Es sind die Themen Langlebigkeit durch hohe Qualität, ein gut funktionierender Reparaturservice, eine Internetplattform zum Verkauf von gebrauchten Produkten und der Appell an die Kunden, Produkte möglichst lange zu nutzen, dann zu verschenken oder im Internet weiterzuverkaufen, die Patagonia als erstes Unternehmen formulierte. 

Wer Patagonias Aktionen bisher für Greenwashing hielt, schob seine Bedenken spätestens dann zur Seite, als das Unternehmen betonte, wie wichtig Kooperation in der Branche sei. Auf Worte folgten Taten: Die online einsehbaren »Footprint Chronicles« enthielten genaue Angaben zum firmeneigenen ökologischen Fußabdruck samt einer Liste der nachhaltigen Produktionspartner und Zulieferer weltweit. Mehr Transparenz geht kaum. All das, was bisher als größtes Firmengeheimnis und als Basis des Vorsprungs gegenüber den Mitbewerbern galt, wurde publik gemacht. Kleinere Firmen, die unter den asiatischen Zuliefererbetrieben beispielsweise eine Näherei suchten, die den westlichen CSR-Standards bezüglich fairer Bezahlung und Arbeitsbedingungen sowie Sicherheit am Arbeitsplatz entsprachen, konnten sich daran orientieren.

Kampf gegen Staudämme

In letzter Zeit steckte Patagonia viel Energie in die Kampagne »Blue Heart of Europe«. Damit will Patagonia in Kooperation mit einheimischen Umweltschützern die Banken davon abhalten, den Bau von mehr als 3000 neuen Wasserkraftprojekten zwischen Slowenien und Albanien zu finanzieren, um dort auch noch die letzten wilden Flüsse und Seen im blauen Herzen Europas durch riesige Staumauern und Kraftwerke zu zähmen.

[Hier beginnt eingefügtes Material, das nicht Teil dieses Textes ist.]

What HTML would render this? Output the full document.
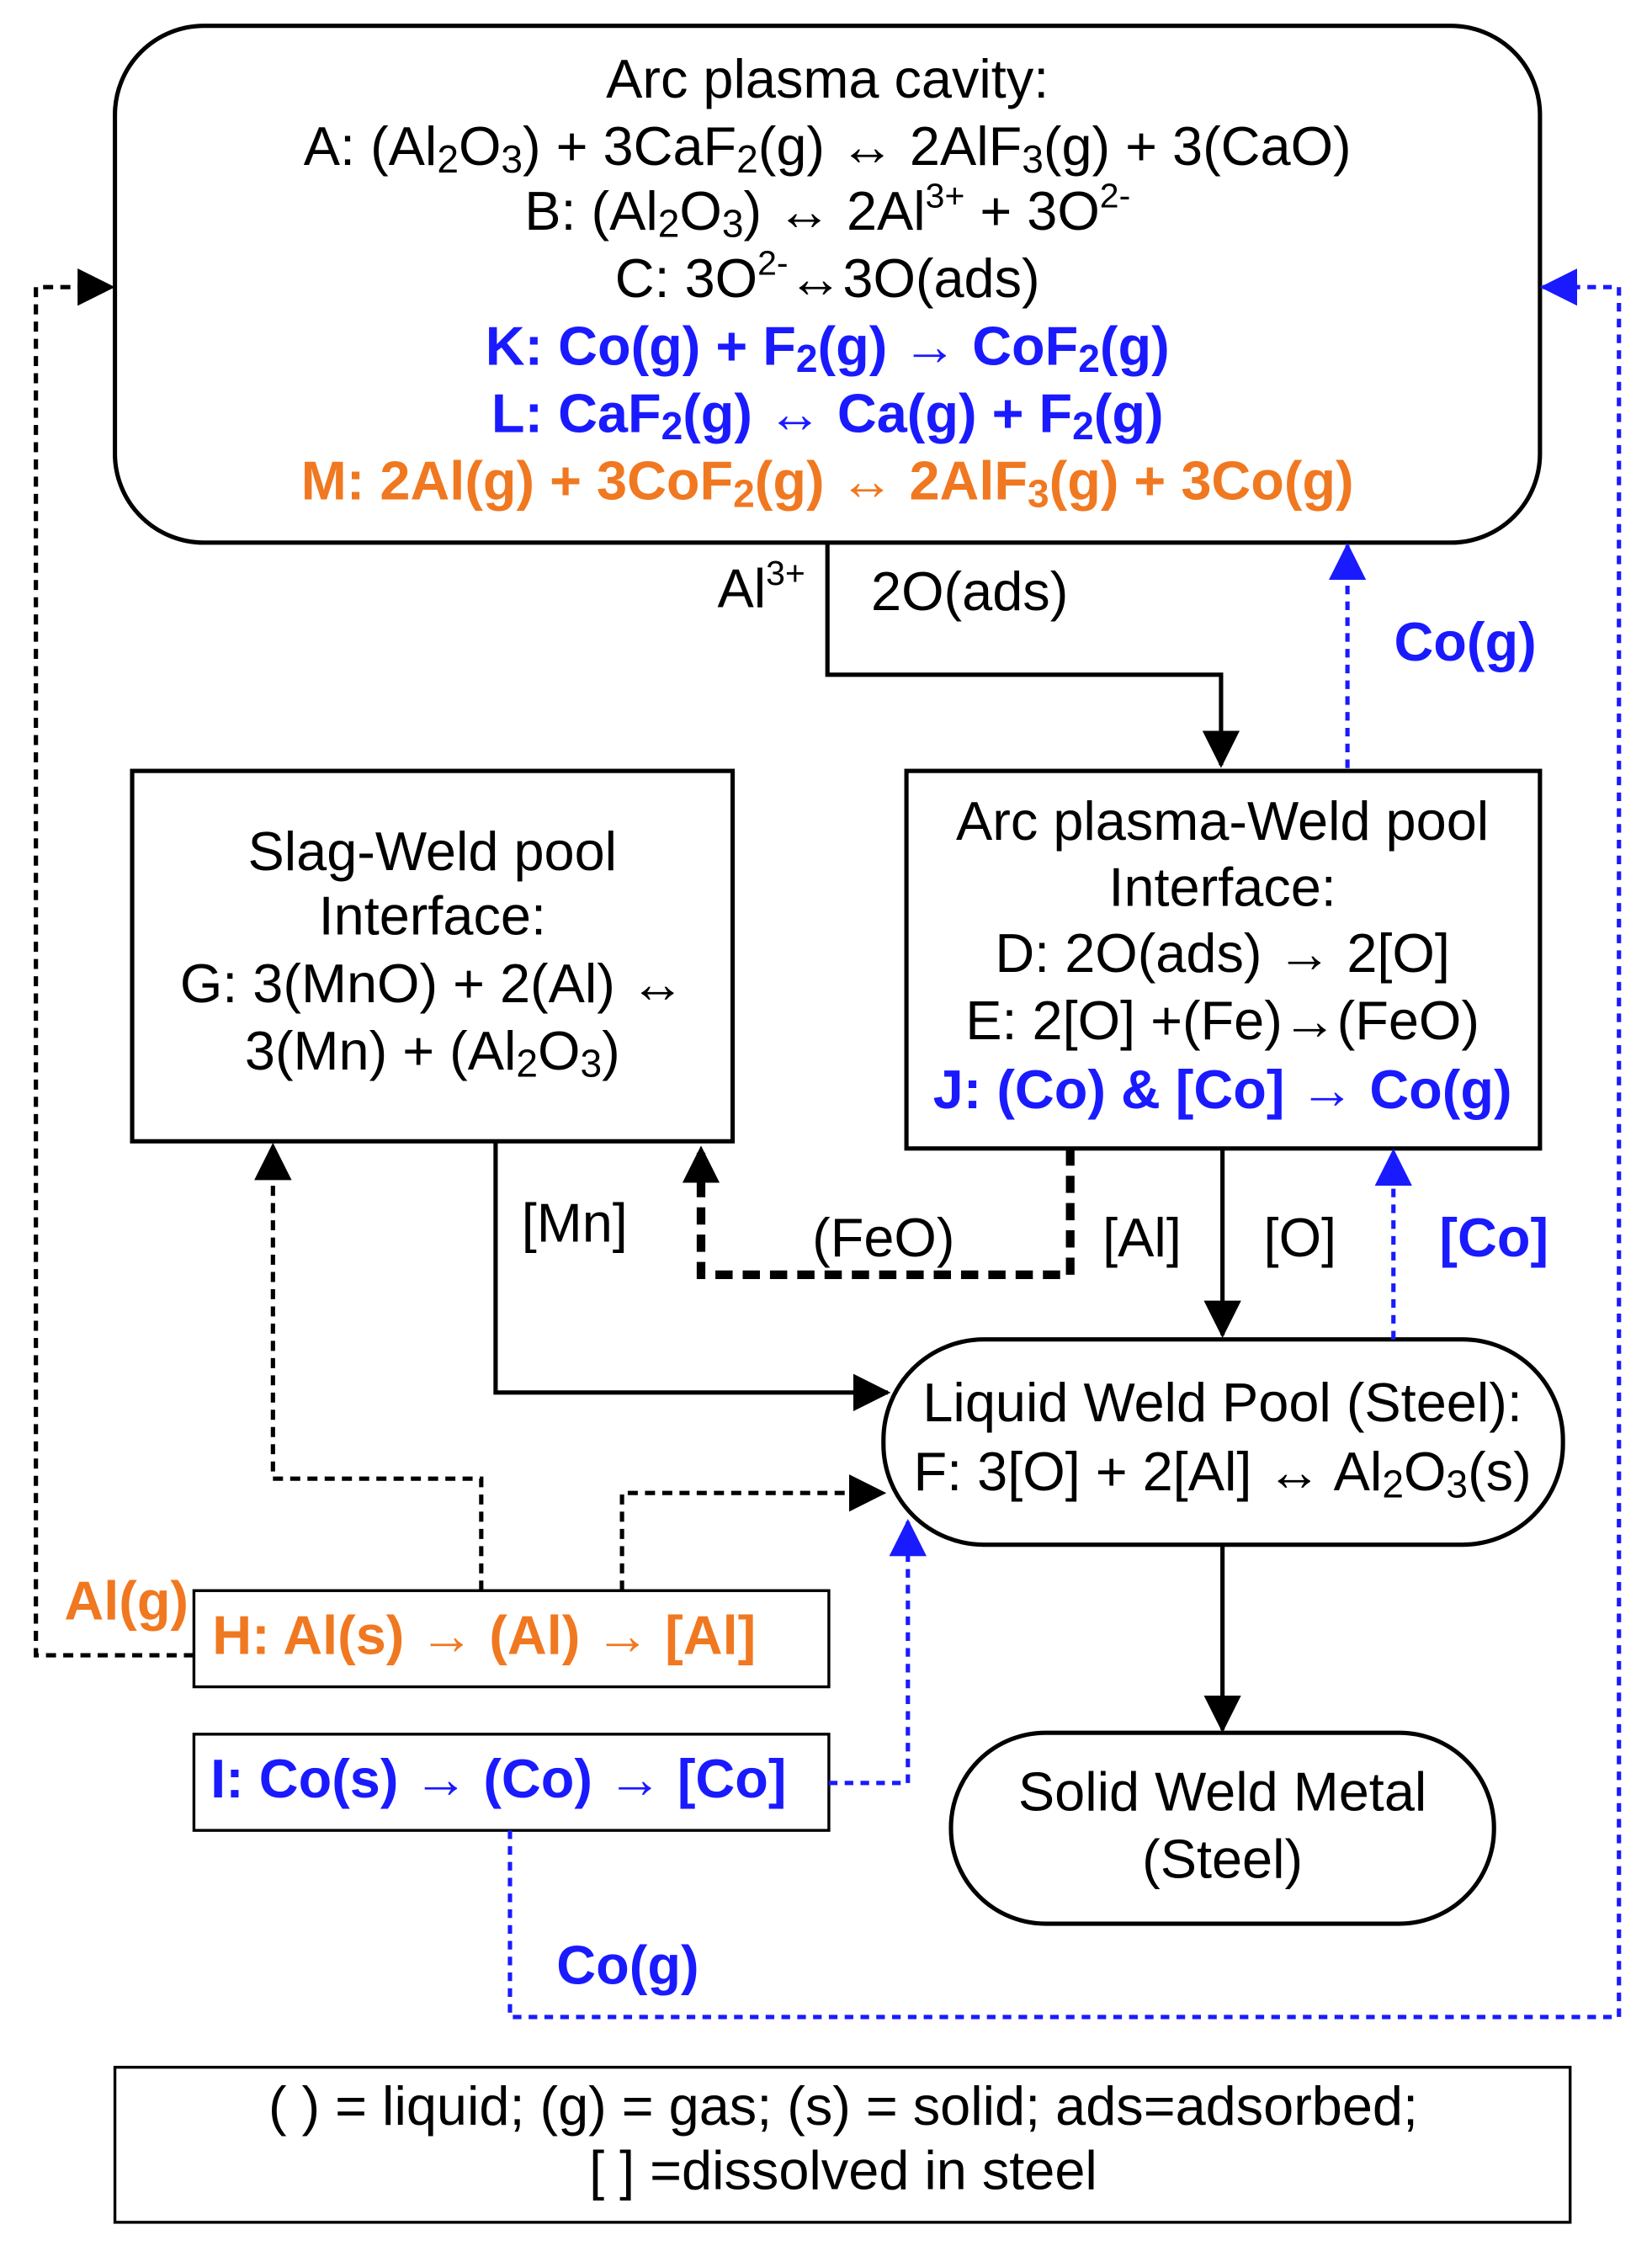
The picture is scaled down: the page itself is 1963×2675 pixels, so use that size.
<!DOCTYPE html>
<html><head><meta charset="utf-8"><style>
html,body{margin:0;padding:0;background:#fff}
svg{display:block}
text{font-family:"Liberation Sans",sans-serif;font-size:38px;text-anchor:middle;dominant-baseline:middle}
.b{font-weight:bold;fill:#1a1aff}
.o{font-weight:bold;fill:#f07820}
</style></head><body>
<svg width="1963" height="2675" viewBox="0 0 1150 1568" preserveAspectRatio="none" xmlns="http://www.w3.org/2000/svg">
<defs>
<marker id="ab" markerWidth="26" markerHeight="26" refX="24" refY="13" orient="auto" markerUnits="userSpaceOnUse" viewBox="0 0 26 26"><path d="M0,0 L26,13 L0,26 z" fill="#1a1aff"/></marker>
<marker id="a" markerWidth="26" markerHeight="26" refX="24" refY="13" orient="auto" markerUnits="userSpaceOnUse" viewBox="0 0 26 26"><path d="M0,0 L26,13 L0,26 z" fill="#000"/></marker>
</defs>
<g fill="none" stroke="#000" stroke-width="3">
<rect x="80" y="18" width="992" height="360" rx="62"/>
<rect x="92" y="537" width="418" height="258"/>
<rect x="631" y="537" width="441" height="263"/>
<rect x="615" y="933" width="473" height="143" rx="70"/>
<rect x="662" y="1207" width="378" height="133" rx="66"/>
<rect x="135" y="1108" width="442" height="67" stroke-width="2"/>
<rect x="135" y="1208" width="442" height="67" stroke-width="2"/>
<rect x="80" y="1440" width="1013" height="108" stroke-width="2"/>
<path d="M576,378 V470 H850 V533" marker-end="url(#a)"/>
<path d="M345,795 V970 H618" marker-end="url(#a)"/>
<path d="M851,800 V930" marker-end="url(#a)"/>
<path d="M851,1076 V1205" marker-end="url(#a)"/>
</g>
<g fill="none" stroke="#000" stroke-width="3" stroke-dasharray="7,5">
<path d="M135,1153 H25 V200 H78" marker-end="url(#a)"/>
<path d="M335,1108 V1030 H190 V798" marker-end="url(#a)"/>
<path d="M433,1108 V1040 H615" marker-end="url(#a)"/>
</g>
<path d="M745,800 V888 H488 V800" fill="none" stroke="#000" stroke-width="6" stroke-dasharray="12,7" marker-end="url(#a)"/>
<g fill="none" stroke="#1a1aff" stroke-width="3" stroke-dasharray="6,5">
<path d="M355,1275 V1405 H1127 V200 H1074" marker-end="url(#ab)"/>
<path d="M938,535 V380" marker-end="url(#ab)"/>
<path d="M970,933 V802" marker-end="url(#ab)"/>
<path d="M577,1242 H632 V1060" marker-end="url(#ab)"/>
</g>
<text x="576" y="58">Arc plasma cavity:</text>
<text x="576" y="105">A: (Al<tspan font-size="27" dy="8">2</tspan><tspan dy="-8">O</tspan><tspan font-size="27" dy="8">3</tspan><tspan dy="-8">) + 3CaF</tspan><tspan font-size="27" dy="8">2</tspan><tspan dy="-8">(g) ↔ 2AlF</tspan><tspan font-size="27" dy="8">3</tspan><tspan dy="-8">(g) + 3(CaO)</tspan></text>
<text x="576" y="150">B: (Al<tspan font-size="27" dy="8">2</tspan><tspan dy="-8">O</tspan><tspan font-size="27" dy="8">3</tspan><tspan dy="-8">) ↔ 2Al</tspan><tspan font-size="24" dy="-12">3+</tspan><tspan dy="12"> + 3O</tspan><tspan font-size="24" dy="-12">2-</tspan></text>
<text x="576" y="197">C: 3O<tspan font-size="24" dy="-12">2-</tspan><tspan dy="12">↔3O(ads)</tspan></text>
<text x="576" y="244" class="b">K: Co(g) + F<tspan font-size="27" dy="8">2</tspan><tspan dy="-8">(g) → CoF</tspan><tspan font-size="27" dy="8">2</tspan><tspan dy="-8">(g)</tspan></text>
<text x="576" y="291" class="b">L: CaF<tspan font-size="27" dy="8">2</tspan><tspan dy="-8">(g) ↔ Ca(g) + F</tspan><tspan font-size="27" dy="8">2</tspan><tspan dy="-8">(g)</tspan></text>
<text x="576" y="338" class="o">M: 2Al(g) + 3CoF<tspan font-size="27" dy="8">2</tspan><tspan dy="-8">(g) ↔  2AlF</tspan><tspan font-size="27" dy="8">3</tspan><tspan dy="-8">(g) + 3Co(g)</tspan></text>
<text x="530" y="413">Al<tspan font-size="24" dy="-12">3+</tspan></text>
<text x="675" y="415">2O(ads)</text>
<text x="1020" y="450" class="b">Co(g)</text>
<text x="301" y="596">Slag-Weld pool</text>
<text x="301" y="641">Interface:</text>
<text x="301" y="688">G: 3(MnO) + 2(Al) ↔</text>
<text x="301" y="735">3(Mn) + (Al<tspan font-size="27" dy="8">2</tspan><tspan dy="-8">O</tspan><tspan font-size="27" dy="8">3</tspan><tspan dy="-8">)</tspan></text>
<text x="851" y="575">Arc plasma-Weld pool</text>
<text x="851" y="621">Interface:</text>
<text x="851" y="667">D: 2O(ads) → 2[O]</text>
<text x="851" y="714">E: 2[O] +(Fe)→(FeO)</text>
<text x="851" y="762" class="b">J: (Co) &amp; [Co] → Co(g)</text>
<text x="400" y="855">[Mn]</text>
<text x="615" y="865">(FeO)</text>
<text x="795" y="865">[Al]</text>
<text x="905" y="865">[O]</text>
<text x="1040" y="865" class="b">[Co]</text>
<text x="851" y="980">Liquid Weld Pool (Steel):</text>
<text x="851" y="1028">F: 3[O] + 2[Al] ↔ Al<tspan font-size="27" dy="8">2</tspan><tspan dy="-8">O</tspan><tspan font-size="27" dy="8">3</tspan><tspan dy="-8">(s)</tspan></text>
<text x="851" y="1251">Solid Weld Metal</text>
<text x="851" y="1298">(Steel)</text>
<text x="88" y="1118" class="o">Al(g)</text>
<text x="337" y="1142" class="o">H: Al(s) → (Al) → [Al]</text>
<text x="347" y="1242" class="b">I: Co(s) → (Co) → [Co]</text>
<text x="437" y="1372" class="b">Co(g)</text>
<text x="587" y="1470">( ) = liquid; (g) = gas; (s) = solid; ads=adsorbed;</text>
<text x="587" y="1515">[ ] =dissolved in steel</text>
</svg>
</body></html>
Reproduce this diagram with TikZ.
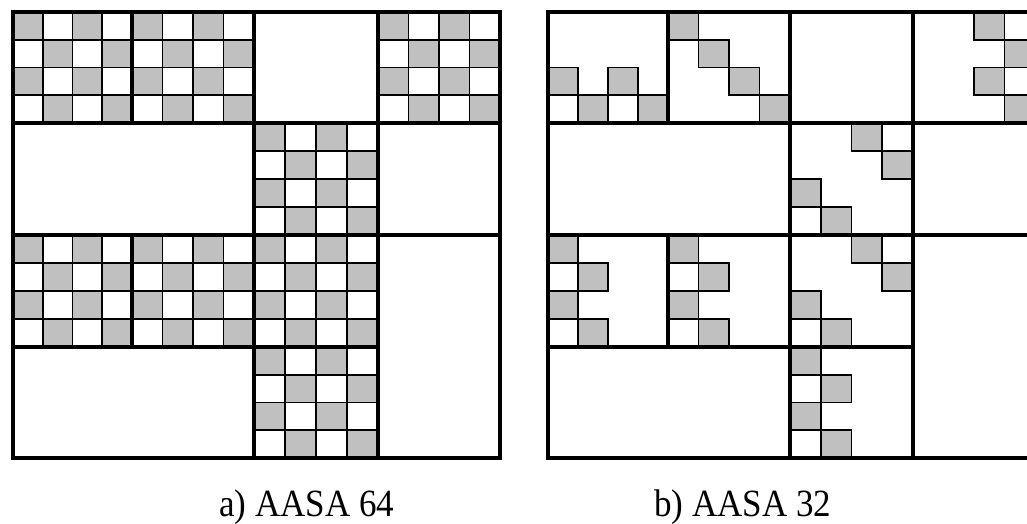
\documentclass[tikz,border=0pt]{standalone}
\usepackage{fontspec}
\usepackage{graphicx}
\setmainfont{Liberation Serif}
\definecolor{cellgray}{HTML}{C0C0C0}
\tikzset{
  frame/.style={line width=4.2pt, line cap=rect},
  cellline/.style={draw=black, line width=1.8pt},
  caption/.style={font=\fontsize{35}{40}\selectfont, inner sep=0pt, anchor=base west}
}
% one cell of a 4x4 block: {fill}{x0}{y0}{x1}{y1}{col}{row}
\newcommand\blockcell[7]{%
  \path[cellline, fill=#1]
    ({#2+(#4-#2)*(#6)/4},{#3+(#5-#3)*(#7)/4}) rectangle
    ({#2+(#4-#2)*(#6+1)/4},{#3+(#5-#3)*(#7+1)/4});}
% full checkerboard block: {x0}{y0}{x1}{y1}
\newcommand\checkerblock[4]{%
  \foreach \rr in {0,...,3}{\foreach \cc in {0,...,3}{%
    \pgfmathtruncatemacro\pty{mod(\rr+\cc,2)}%
    \ifnum\pty=0 \blockcell{cellgray}{#1}{#2}{#3}{#4}{\cc}{\rr}%
    \else \blockcell{white}{#1}{#2}{#3}{#4}{\cc}{\rr}\fi}}}
% sparse block: {x0}{y0}{x1}{y1}{list of col/row/fill}
\newcommand\sparseblock[5]{%
  \foreach \cc/\rr/\ff in {#5}{\blockcell{\ff}{#1}{#2}{#3}{#4}{\cc}{\rr}}}
% block outline layout of one grid: {x0}{x1}{x2}{x3}{x4}{y0}{y1}{y2}{y3}{y4}
\newcommand\gridframe[9]{\def\gA{#1}\def\gB{#2}\def\gC{#3}\def\gD{#4}\def\gE{#5}%
  \def\hA{#6}\def\hB{#7}\def\hC{#8}\def\hD{#9}\gridframeC}
\newcommand\gridframeC[1]{%
  \draw[frame] (\gA,\hA) rectangle (\gE,#1);
  \draw[frame] (\gA,\hB) -- (\gE,\hB);
  \draw[frame] (\gA,\hC) -- (\gE,\hC);
  \draw[frame] (\gA,\hD) -- (\gD,\hD);
  \draw[frame] (\gB,\hA) -- (\gB,\hB);
  \draw[frame] (\gB,\hC) -- (\gB,\hD);
  \draw[frame] (\gC,\hA) -- (\gC,#1);
  \draw[frame] (\gD,\hA) -- (\gD,#1);}
\begin{document}
\begin{tikzpicture}[x=1pt,y=-1pt]
\useasboundingbox (0,0) rectangle (1027,524);
\clip (0,0) rectangle (1027,524);
\fill[white] (0,0) rectangle (1027,524);

% ---- a) AASA 64 : full checkerboards ----
\checkerblock{13}{12}{132}{123}
\checkerblock{132}{12}{254}{123}
\checkerblock{378}{12}{500}{123}
\checkerblock{254}{123}{378}{235}
\checkerblock{13}{235}{132}{347}
\checkerblock{132}{235}{254}{347}
\checkerblock{254}{235}{378}{347}
\checkerblock{254}{347}{378}{458}
\gridframe{13}{132}{254}{378}{500}{12}{123}{235}{347}{458}

% ---- b) AASA 32 : sparse patterns ----
\sparseblock{548}{12}{668}{123}{0/2/cellgray,2/2/cellgray,0/3/white,1/3/cellgray,2/3/white,3/3/cellgray}
\sparseblock{668}{12}{790}{123}{0/0/cellgray,1/1/cellgray,2/2/cellgray,3/3/cellgray}
\sparseblock{913}{12}{1035}{123}{2/0/cellgray,3/0/white,3/1/cellgray,2/2/cellgray,3/2/white,3/3/cellgray}
\sparseblock{790}{123}{913}{235}{2/0/cellgray,3/0/white,3/1/cellgray,0/2/cellgray,0/3/white,1/3/cellgray}
\sparseblock{790}{235}{913}{347}{2/0/cellgray,3/0/white,3/1/cellgray,0/2/cellgray,0/3/white,1/3/cellgray}
\sparseblock{548}{235}{668}{347}{0/0/cellgray,0/1/white,1/1/cellgray,0/2/cellgray,0/3/white,1/3/cellgray}
\sparseblock{668}{235}{790}{347}{0/0/cellgray,0/1/white,1/1/cellgray,0/2/cellgray,0/3/white,1/3/cellgray}
\sparseblock{790}{347}{913}{458}{0/0/cellgray,0/1/white,1/1/cellgray,0/2/cellgray,0/3/white,1/3/cellgray}
\gridframe{548}{668}{790}{913}{1035}{12}{123}{235}{347}{458}

% ---- captions ----
\node[caption] (capA) at (219,516) {\scalebox{1}[1.1]{a) AASA 64}};
\node[caption] (capB) at (654,516) {\scalebox{1}[1.1]{b) AASA 32}};
\end{tikzpicture}
\end{document}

Wer selbst Kletterer, Bergsteiger oder Fliegenfischer ist, der wundert sich sicherlich immer wieder darüber, dass jemand wie YC für seine Überzeugungen über viele Jahre hinweg das Wertvollste opfert, was er besitzt: seine Zeit. Aber Zeit ist endlich, unsere Umwelt hoffentlich nicht. Danke dafür, Yvon.